Pourquoi, alors, François Hollande s'est-il montré si affirmatif ? S'est-il bien rendu compte de la portée de sa sortie, alors que Dassault vise deux nouveaux contrats en Inde (114 chasseurs pour l'armée de l'air, 57 pour la Marine) ? L'ancien président semble avant tout avoir voulu se défendre d’une possible accusation de conflit d'intérêt. Une partie de la presse indienne avait en effet rapproché la vente de Rafale en Inde, le choix de Reliance comme partenaire, et le fait que le groupe indien avait partiellement financé en 2016 un film de Julie Gayet, compagne de l'ex-président. En affirmant que Reliance avait été imposé par le gouvernement indien, François Hollande a probablement voulu tuer dans l'œuf ce début de polémique. Il en a, malheureusement, relancé une autre, cent fois plus grosse. "Un ex-président ne devrait pas dire ça", ironise un industriel.

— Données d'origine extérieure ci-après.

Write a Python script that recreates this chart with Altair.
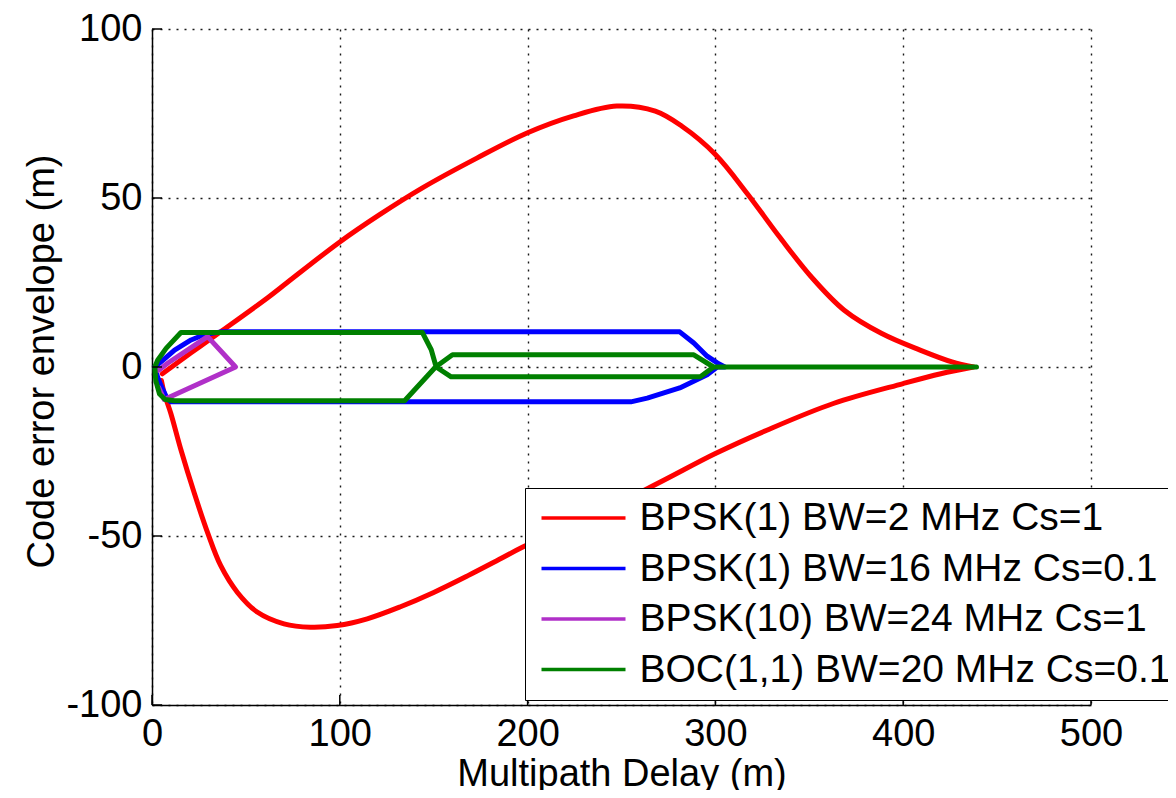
import altair as alt
import pandas as pd

FONT = "Liberation Sans"

series_names = [
    "BPSK(1) BW=2 MHz Cs=1",
    "BPSK(1) BW=16 MHz Cs=0.1",
    "BPSK(10) BW=24 MHz Cs=1",
    "BOC(1,1) BW=20 MHz Cs=0.1",
]
series_colors = ["#FF0000", "#0000FF", "#B030C8", "#008000"]

x_ticks = [0, 100, 200, 300, 400, 500]
y_ticks = [-100, -50, 0, 50, 100]

# BPSK(1) BW=2 MHz Cs=1
red_upper_x = [5.5, 20.8, 36.7, 61.6, 72, 100, 121, 144, 173, 200, 224.5, 247.5,
               268, 282, 300, 316.7, 334, 351, 368.6, 388.6, 409, 426, 437.5]
red_upper_y = [-2, 4.2, 10.5, 20.5, 25, 37, 45, 53, 61.8, 69.3, 74.3, 77.2,
               75.7, 71.3, 62.9, 51.5, 38.6, 26.7, 16.8, 9.9, 5, 1.5, 0]
red_lower_x = [5, 6.5, 10, 15.4, 22.5, 29.6, 36.6, 45.5, 56, 70.3, 84.4, 98.6, 114.6,
               132, 150, 168, 185, 197.7, 263.7, 300, 327.4, 362.8, 400, 420, 437.5]
red_lower_y = [-4, -7.8, -13.7, -24.5, -37.3, -49, -58.8, -66.7, -72.5, -76, -77, -76.5, -74.5,
               -71, -66.7, -61.8, -56.9, -53.2, -36, -25.6, -18.7, -10.8, -4.9, -2, 0]

# BPSK(1) BW=16 MHz Cs=0.1
blue_upper_x = [1.5, 4.8, 12, 20.8, 28, 36.7, 281, 288.5, 295.6, 301, 305]
blue_upper_y = [0, 1.5, 5, 8, 9.6, 10.4, 10.4, 7.1, 3.2, 1.2, 0]
blue_lower_x = [1.5, 3, 4.8, 8, 10, 255, 263.7, 281, 295.6, 301, 305]
blue_lower_y = [0, -3, -5.5, -9.3, -10.3, -10.3, -9.2, -6.2, -2.3, 0, 0]

# BPSK(10) BW=24 MHz Cs=1
purple_upper_x = [3.5, 8.3, 29.6, 44.5]
purple_upper_y = [-1, 1.1, 9, 0]
purple_lower_x = [3.5, 6.5, 44.5]
purple_lower_y = [-6, -9.6, 0]

# BOC(1,1) BW=20 MHz Cs=0.1
green_upper_x = [1.5, 3, 7.5, 15.4, 144, 148.7, 151.3, 159.3, 292, 299, 439]
green_upper_y = [0, 2, 5.5, 10.2, 10.2, 5.1, 0, -2.9, -2.9, 0, 0]
green_lower_x = [1.5, 2, 4, 7, 12, 134.5, 151, 160, 288.5, 299, 439]
green_lower_y = [0, -4, -8, -9.6, -10, -10, 0, 3.6, 3.6, 0, 0]

branches = [
    (red_upper_x, red_upper_y, red_lower_x, red_lower_y),
    (blue_upper_x, blue_upper_y, blue_lower_x, blue_lower_y),
    (purple_upper_x, purple_upper_y, purple_lower_x, purple_lower_y),
    (green_upper_x, green_upper_y, green_lower_x, green_lower_y),
]

rows = []
for name, (ux, uy, lx, ly) in zip(series_names, branches):
    xs = list(ux) + list(reversed(lx))
    ys = list(uy) + list(reversed(ly))
    for i, (a, b) in enumerate(zip(xs, ys)):
        rows.append({"series": name, "x": a, "y": b, "order": i})
df = pd.DataFrame(rows)

x_scale = alt.Scale(domain=[0, 500], nice=False, zero=False)
y_scale = alt.Scale(domain=[-100, 100], nice=False, zero=False)
color_scale = alt.Scale(domain=series_names, range=series_colors)

x_enc = alt.X("x:Q", scale=x_scale,
              axis=alt.Axis(values=x_ticks, title="Multipath Delay (m)", labelPadding=10,
                            titleY=80, titleBaseline="alphabetic",
                            labelExpr="'' + datum.value"))
y_enc = alt.Y("y:Q", scale=y_scale,
              axis=alt.Axis(values=y_ticks, title="Code error envelope (m)", labelPadding=10,
                            titleX=-99, titleY=332, titleBaseline="alphabetic", titleAngle=270,
                            labelExpr="'' + datum.value"))


def series_layer(name, interp):
    return alt.Chart(df).transform_filter(alt.datum.series == name).mark_line(
        strokeWidth=5, clip=False, strokeJoin="round", strokeCap="round", interpolate=interp
    ).encode(
        x=x_enc, y=y_enc,
        color=alt.Color("series:N", scale=color_scale, sort=series_names, title=None),
        order=alt.Order("order:Q"),
    )


layers = [
    series_layer(series_names[0], "catmull-rom"),
    series_layer(series_names[1], "linear"),
    series_layer(series_names[2], "linear"),
    series_layer(series_names[3], "linear"),
]

xt = alt.Chart(pd.DataFrame({"x": x_ticks})).mark_rule(color="black", strokeWidth=1.5).encode(
    x=alt.X("x:Q", scale=x_scale), y=alt.value(676), y2=alt.value(666))
yt = alt.Chart(pd.DataFrame({"y": y_ticks})).mark_rule(color="black", strokeWidth=1.5).encode(
    y=alt.Y("y:Q", scale=y_scale), x=alt.value(0), x2=alt.value(10))

chart = alt.layer(*layers, xt, yt).properties(
    width=939, height=676,
    padding={"left": 144, "top": 21, "right": 77, "bottom": 85},
    autosize=alt.AutoSizeParams(type="none"),
    background="white",
).configure_view(stroke=None).configure_axis(
    domainColor="black", domainWidth=1.5, grid=True, gridColor="black", gridDash=[2, 6],
    gridWidth=1.4, gridOpacity=0.9, ticks=False, labelFont=FONT, labelFontSize=38,
    labelColor="black", titleFont=FONT, titleFontSize=38, titleFontWeight="normal",
    titleColor="black", labelFlush=False, labelOverlap=False,
).configure_legend(
    orient="none", legendX=373, legendY=459, strokeColor="black", fillColor="white",
    padding=10.5, symbolType="stroke", symbolSize=7056, symbolStrokeWidth=3.5,
    symbolOffset=4, clipHeight=39,
    labelFont=FONT, labelFontSize=39, labelColor="black", labelOffset=12, rowPadding=10.5,
    labelLimit=0, cornerRadius=0,
)

chart.save("out.html", embed_options={"renderer": "svg", "actions": False})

L'ex-chef de l'Etat lui-même a rapidement opéré un rétropédalage assez piteux. Interrogé par l’AFP sur les pressions supposées du gouvernement indien pour que Reliance soit le partenaire de Dassault, François Hollande a botté en touche, assurant qu'il n'était "pas au courant" et que "Dassault est seul capable de le dire". Un discours sensiblement différent de celui livré à Mediapart, mais qui n'a eu guère d'écho dans le brouhaha général.